Gather every line below where "this" appears.

---

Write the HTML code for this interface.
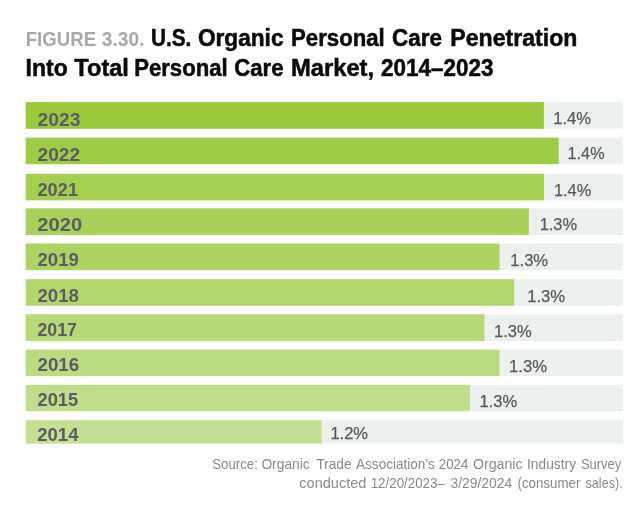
<!DOCTYPE html>
<html lang="en"><head><meta charset="utf-8"><title>Figure 3.30</title>
<style>
html,body{margin:0;padding:0;background:#fff;}
body{width:644px;height:532px;overflow:hidden;position:relative;font-family:"Liberation Sans",sans-serif;}
svg{position:absolute;left:0;top:0;display:block;}
text{font-family:"Liberation Sans",sans-serif;}
.t{font-weight:bold;font-size:23px;fill:#0a0a0a;stroke:#0a0a0a;stroke-width:0.5px;}
.f{font-weight:bold;font-size:20px;fill:#a6a8ab;}
.y{font-weight:bold;font-size:18.3px;fill:#5d5b64;}
.v{font-size:16.8px;fill:#58595b;stroke:#58595b;stroke-width:0.25px;}
.s{font-size:14.5px;fill:#87898c;}
</style></head><body>
<svg width="644" height="532" viewBox="0 0 644 532">
<rect x="25.7" y="102.1" width="597.20" height="26.70" fill="#ecf0ef"/>
<rect x="25.7" y="102.1" width="518.20" height="26.70" fill="rgb(154, 202, 60)"/>
<rect x="25.7" y="137.7" width="597.20" height="26.45" fill="#ecf0ef"/>
<rect x="25.7" y="137.7" width="533.00" height="26.45" fill="rgb(159, 204, 70)"/>
<rect x="25.7" y="173.8" width="597.20" height="26.55" fill="#ecf0ef"/>
<rect x="25.7" y="173.8" width="518.30" height="26.55" fill="rgb(164, 207, 80)"/>
<rect x="25.7" y="208.4" width="597.20" height="26.55" fill="#ecf0ef"/>
<rect x="25.7" y="208.4" width="503.20" height="26.55" fill="rgb(168, 209, 89)"/>
<rect x="25.7" y="243.5" width="597.20" height="26.65" fill="#ecf0ef"/>
<rect x="25.7" y="243.5" width="473.70" height="26.65" fill="rgb(173, 212, 99)"/>
<rect x="25.7" y="279.2" width="597.20" height="26.55" fill="#ecf0ef"/>
<rect x="25.7" y="279.2" width="488.50" height="26.55" fill="rgb(178, 214, 109)"/>
<rect x="25.7" y="314.25" width="597.20" height="26.85" fill="#ecf0ef"/>
<rect x="25.7" y="314.25" width="458.70" height="26.85" fill="rgb(183, 217, 119)"/>
<rect x="25.7" y="349.6" width="597.20" height="26.50" fill="#ecf0ef"/>
<rect x="25.7" y="349.6" width="473.80" height="26.50" fill="rgb(187, 219, 128)"/>
<rect x="25.7" y="384.9" width="597.20" height="26.25" fill="#ecf0ef"/>
<rect x="25.7" y="384.9" width="444.20" height="26.25" fill="rgb(192, 222, 138)"/>
<rect x="25.7" y="420.2" width="597.20" height="23.40" fill="#ecf0ef"/>
<rect x="25.7" y="420.2" width="296.00" height="23.40" fill="rgb(197, 224, 148)"/>
<text class="f" x="25.67" y="45.6" textLength="70.45" lengthAdjust="spacingAndGlyphs">FIGURE</text>
<text class="f" x="101.83" y="45.6" textLength="42.67" lengthAdjust="spacingAndGlyphs">3.30.</text>
<text class="t" x="150.94" y="45.6" textLength="40.39" lengthAdjust="spacingAndGlyphs">U.S.</text>
<text class="t" x="197.89" y="45.6" textLength="85.62" lengthAdjust="spacingAndGlyphs">Organic</text>
<text class="t" x="291.01" y="45.6" textLength="93.77" lengthAdjust="spacingAndGlyphs">Personal</text>
<text class="t" x="392.03" y="45.6" textLength="49.93" lengthAdjust="spacingAndGlyphs">Care</text>
<text class="t" x="450.37" y="45.6" textLength="127.05" lengthAdjust="spacingAndGlyphs">Penetration</text>
<text class="t" x="25.55" y="76.3" textLength="42.13" lengthAdjust="spacingAndGlyphs">Into</text>
<text class="t" x="74.35" y="76.3" textLength="54.54" lengthAdjust="spacingAndGlyphs">Total</text>
<text class="t" x="134.17" y="76.3" textLength="93.57" lengthAdjust="spacingAndGlyphs">Personal</text>
<text class="t" x="234.23" y="76.3" textLength="49.28" lengthAdjust="spacingAndGlyphs">Care</text>
<text class="t" x="290.91" y="76.3" textLength="83.24" lengthAdjust="spacingAndGlyphs">Market,</text>
<text class="t" x="380.99" y="76.3" textLength="112.46" lengthAdjust="spacingAndGlyphs">2014–2023</text>
<text class="y" x="37.48" y="126.0" textLength="43.19" lengthAdjust="spacingAndGlyphs">2023</text>
<text class="v" x="553.34" y="124.0" textLength="37.68" lengthAdjust="spacingAndGlyphs">1.4%</text>
<text class="y" x="37.48" y="160.79999999999998" textLength="42.80" lengthAdjust="spacingAndGlyphs">2022</text>
<text class="v" x="567.60" y="159.2" textLength="36.96" lengthAdjust="spacingAndGlyphs">1.4%</text>
<text class="y" x="37.49" y="196.2" textLength="40.53" lengthAdjust="spacingAndGlyphs">2021</text>
<text class="v" x="553.96" y="195.5" textLength="37.26" lengthAdjust="spacingAndGlyphs">1.4%</text>
<text class="y" x="37.22" y="230.79999999999998" textLength="45.01" lengthAdjust="spacingAndGlyphs">2020</text>
<text class="v" x="539.65" y="230.4" textLength="37.42" lengthAdjust="spacingAndGlyphs">1.3%</text>
<text class="y" x="37.48" y="266.2" textLength="41.48" lengthAdjust="spacingAndGlyphs">2019</text>
<text class="v" x="510.35" y="265.8" textLength="37.72" lengthAdjust="spacingAndGlyphs">1.3%</text>
<text class="y" x="37.48" y="301.8" textLength="41.48" lengthAdjust="spacingAndGlyphs">2018</text>
<text class="v" x="527.14" y="301.6" textLength="38.02" lengthAdjust="spacingAndGlyphs">1.3%</text>
<text class="y" x="37.48" y="336.3" textLength="39.49" lengthAdjust="spacingAndGlyphs">2017</text>
<text class="v" x="493.96" y="336.9" textLength="37.71" lengthAdjust="spacingAndGlyphs">1.3%</text>
<text class="y" x="37.47" y="371.3" textLength="41.80" lengthAdjust="spacingAndGlyphs">2016</text>
<text class="v" x="509.00" y="371.8" textLength="38.02" lengthAdjust="spacingAndGlyphs">1.3%</text>
<text class="y" x="37.49" y="406.2" textLength="40.73" lengthAdjust="spacingAndGlyphs">2015</text>
<text class="v" x="479.50" y="407.1" textLength="37.72" lengthAdjust="spacingAndGlyphs">1.3%</text>
<text class="y" x="37.24" y="441.4" textLength="41.22" lengthAdjust="spacingAndGlyphs">2014</text>
<text class="v" x="330.46" y="439.4" textLength="37.57" lengthAdjust="spacingAndGlyphs">1.2%</text>
<text class="s" x="212.22" y="469.1" textLength="45.64" lengthAdjust="spacingAndGlyphs">Source:</text>
<text class="s" x="261.38" y="469.1" textLength="48.32" lengthAdjust="spacingAndGlyphs">Organic</text>
<text class="s" x="316.44" y="469.1" textLength="35.07" lengthAdjust="spacingAndGlyphs">Trade</text>
<text class="s" x="356.05" y="469.1" textLength="78.80" lengthAdjust="spacingAndGlyphs">Association’s</text>
<text class="s" x="438.83" y="469.1" textLength="29.44" lengthAdjust="spacingAndGlyphs">2024</text>
<text class="s" x="473.04" y="469.1" textLength="49.48" lengthAdjust="spacingAndGlyphs">Organic</text>
<text class="s" x="527.01" y="469.1" textLength="49.09" lengthAdjust="spacingAndGlyphs">Industry</text>
<text class="s" x="580.89" y="469.1" textLength="40.27" lengthAdjust="spacingAndGlyphs">Survey</text>
<text class="s" x="299.34" y="487.8" textLength="67.04" lengthAdjust="spacingAndGlyphs">conducted</text>
<text class="s" x="370.69" y="487.8" textLength="74.17" lengthAdjust="spacingAndGlyphs">12/20/2023–</text>
<text class="s" x="450.49" y="487.8" textLength="61.71" lengthAdjust="spacingAndGlyphs">3/29/2024</text>
<text class="s" x="517.44" y="487.8" textLength="62.97" lengthAdjust="spacingAndGlyphs">(consumer</text>
<text class="s" x="585.58" y="487.8" textLength="37.07" lengthAdjust="spacingAndGlyphs">sales).</text>
</svg>
</body></html>
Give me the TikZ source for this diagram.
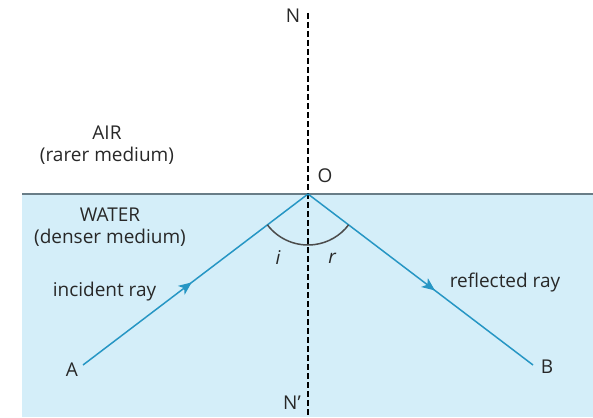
\documentclass[tikz,border=0pt]{standalone}
\usepackage{fontspec}
\setmainfont{Open Sans}
\usetikzlibrary{arrows.meta,decorations.markings}

\definecolor{water}{RGB}{212,238,249}
\definecolor{raycol}{RGB}{38,150,196}
\definecolor{surf}{RGB}{105,125,135}
\definecolor{txt}{RGB}{40,40,40}

\begin{document}
\begin{tikzpicture}[x=1pt, y=-1pt, >=Stealth,
	   font=\fontsize{19}{22}\selectfont, text=txt,
	   lbl/.style={inner sep=0pt},
	   raypath/.style={draw=raycol, line width=1.5pt},
	   midarrow/.style={postaction={decorate}, decoration={markings,
	     mark=at position #1 with {\arrow[raycol]{Stealth[length=13pt,width=11pt,inset=3.5pt]}}}},
	   normline/.style={draw=black, line width=1.2pt, dash pattern=on 6pt off 3pt},
	   anglearc/.style={draw=black!70, line width=1.5pt}]
	  \useasboundingbox (0,0) rectangle (593,417);
	  % water and surface
	  \fill[water] (22,194) rectangle (593,417);
	  \draw[surf, line width=2pt] (22,194) -- (593,194);
	  \coordinate (O) at (308,194);
	  \coordinate (ntop) at (308,13);
	  \coordinate (nbot) at (308,417);
	  \coordinate (a) at (83,365);
	  \coordinate (b) at (533,365);
	  \draw[normline] (ntop) -- (nbot);
	  \draw[raypath, midarrow=0.483] (a) -- (O);
	  \draw[raypath, midarrow=0.564] (O) -- (b);
	  \draw[anglearc] (O) ++(142.8:51) arc[start angle=142.8, end angle=37.2, radius=51];
	  % labels
	  \node[lbl] (N) at (293,16) {N};
	  \node[lbl] (Olbl) at (325,176) {O};
	  \node[lbl] (N2) at (292,403) {N'};
	  \node[lbl, align=center] (air) at (107,145) {AIR\\(rarer medium)};
	  \node[lbl, align=center] (wat) at (110,227) {WATER\\(denser medium)};
	  \node[lbl, font=\fontsize{19}{22}\selectfont\itshape] (i) at (278,258) {i};
	  \node[lbl, font=\fontsize{19}{22}\selectfont\itshape] (r) at (332,258) {r};
	  \node[lbl] (inc) at (104.5,292) {incident ray};
	  \node[lbl] (refl) at (505,283) {reflected ray};
	  \node[lbl] (A) at (72,370) {A};
	  \node[lbl] (B) at (547,367) {B};
	\end{tikzpicture}
\end{document}
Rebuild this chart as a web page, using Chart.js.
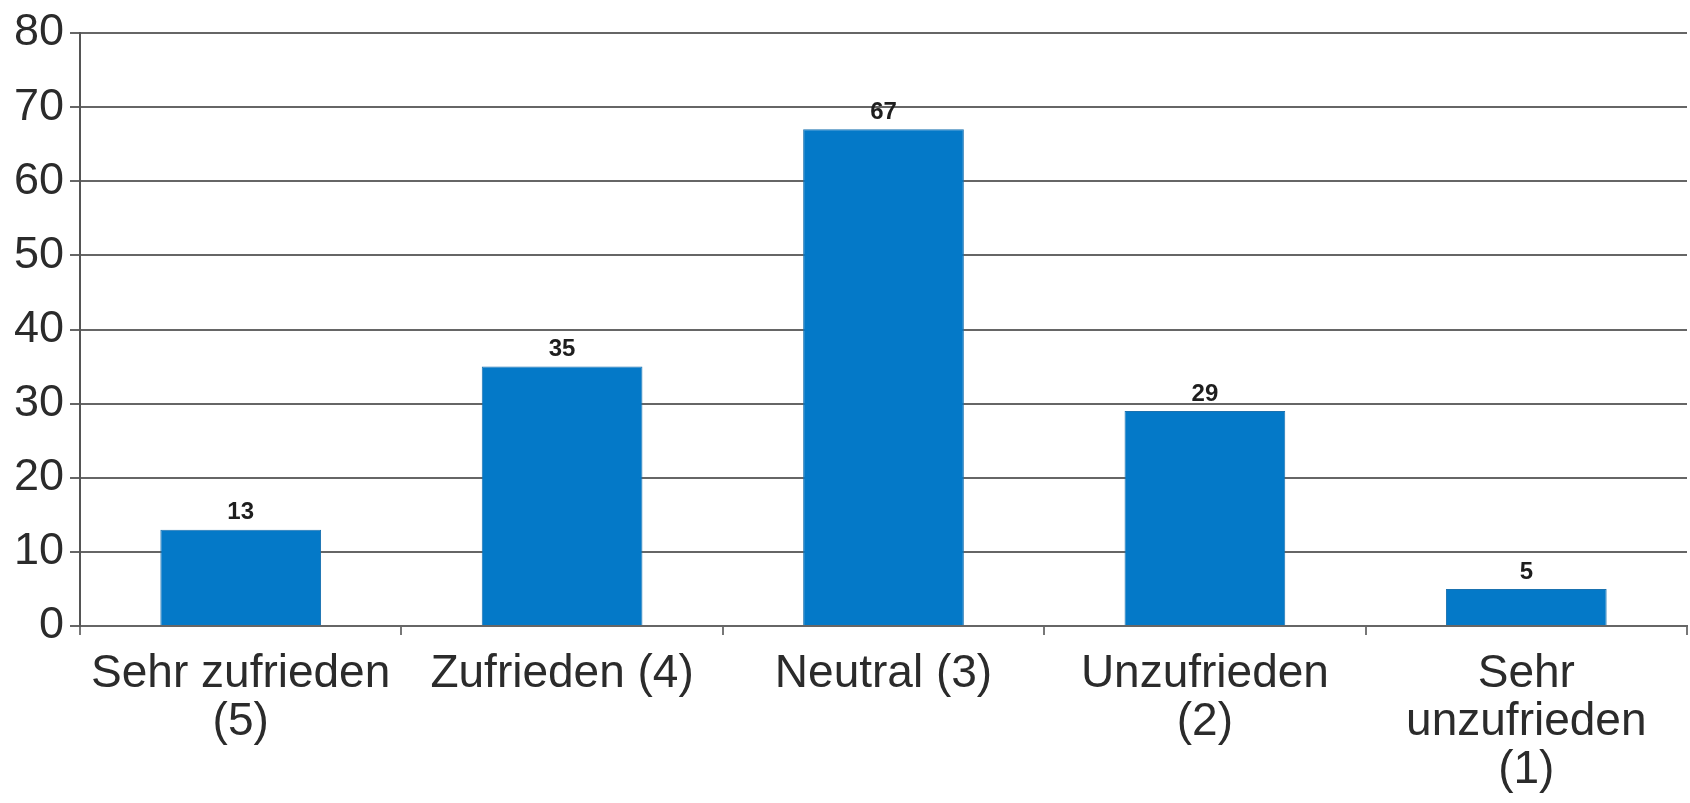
<!DOCTYPE html>
<html>
<head>
<meta charset="utf-8">
<script src="https://cdn.jsdelivr.net/npm/chart.js@4"></script>
<style>
  html, body { margin: 0; padding: 0; background: #fff; }
  #wrap { width: 1690px; height: 803px; }
</style>
</head>
<body>
<div id="wrap"><canvas id="bar_chart" width="1690" height="803"></canvas></div>
<script>
// data
const categories = [
    ["Sehr zufrieden", "(5)"],
    "Zufrieden (4)",
    "Neutral (3)",
    ["Unzufrieden", "(2)"],
    ["Sehr", "unzufrieden", "(1)"]
];
const counts = [13, 35, 67, 29, 5];
const yTicks = [0, 10, 20, 30, 40, 50, 60, 70, 80];

const FONT = "'Liberation Sans', Arial, sans-serif";

// draws the number above each bar
const valueLabels = {
    id: "valueLabels",
    afterDatasetsDraw(chart) {
        var ctx = chart.ctx;
        var meta = chart.getDatasetMeta(0);
        ctx.save();
        ctx.font = "bold 24px " + FONT;
        ctx.fillStyle = "#1e1e1e";
        ctx.textAlign = "center";
        ctx.textBaseline = "bottom";
        meta.data.forEach(function (bar, i) {
            ctx.fillText(String(counts[i]), bar.x, bar.y - 5);
        });
        ctx.restore();
    }
};

new Chart("bar_chart", {
    type: "bar",
    data: {
        labels: categories,
        datasets: [{
            data: counts,
            backgroundColor: "#0479c8",
            borderColor: "#1a72b0",
            borderWidth: 1,
            categoryPercentage: 1.0,
            barPercentage: 0.5
        }]
    },
    plugins: [valueLabels],
    options: {
        responsive: false,
        animation: false,
        layout: { padding: { top: 31, right: 3, left: 0, bottom: 0 } },
        plugins: {
            legend: { display: false },
            tooltip: { enabled: false }
        },
        scales: {
            x: {
                offset: true,
                grid: {
                    offset: true,
                    drawOnChartArea: false,
                    drawTicks: true,
                    tickLength: 9,
                    color: "#777",
                    lineWidth: 2
                },
                border: { display: true, color: "#666", width: 2 },
                ticks: {
                    color: "#2b2b2b",
                    font: { family: FONT, size: 46, lineHeight: "48px" },
                    padding: 15,
                    maxRotation: 0,
                    autoSkip: false
                },
                afterFit(scale) { scale.height = 177; }
            },
            y: {
                min: 0,
                max: 80,
                afterBuildTicks(scale) {
                    scale.ticks = yTicks.map(function (v) { return { value: v }; });
                },
                grid: {
                    color: "#666",
                    lineWidth: 2,
                    drawTicks: true,
                    tickLength: 10
                },
                border: { display: true, color: "#555", width: 2 },
                ticks: {
                    color: "#2b2b2b",
                    font: { family: FONT, size: 45 },
                    padding: 6
                },
                afterFit(scale) { scale.width = 80; }
            }
        }
    }
});
</script>
</body>
</html>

---

▶ Final result
Write the HTML code for this interface.
Give me the TikZ source for this diagram.
Rebuild this chart as a web page, using Chart.js.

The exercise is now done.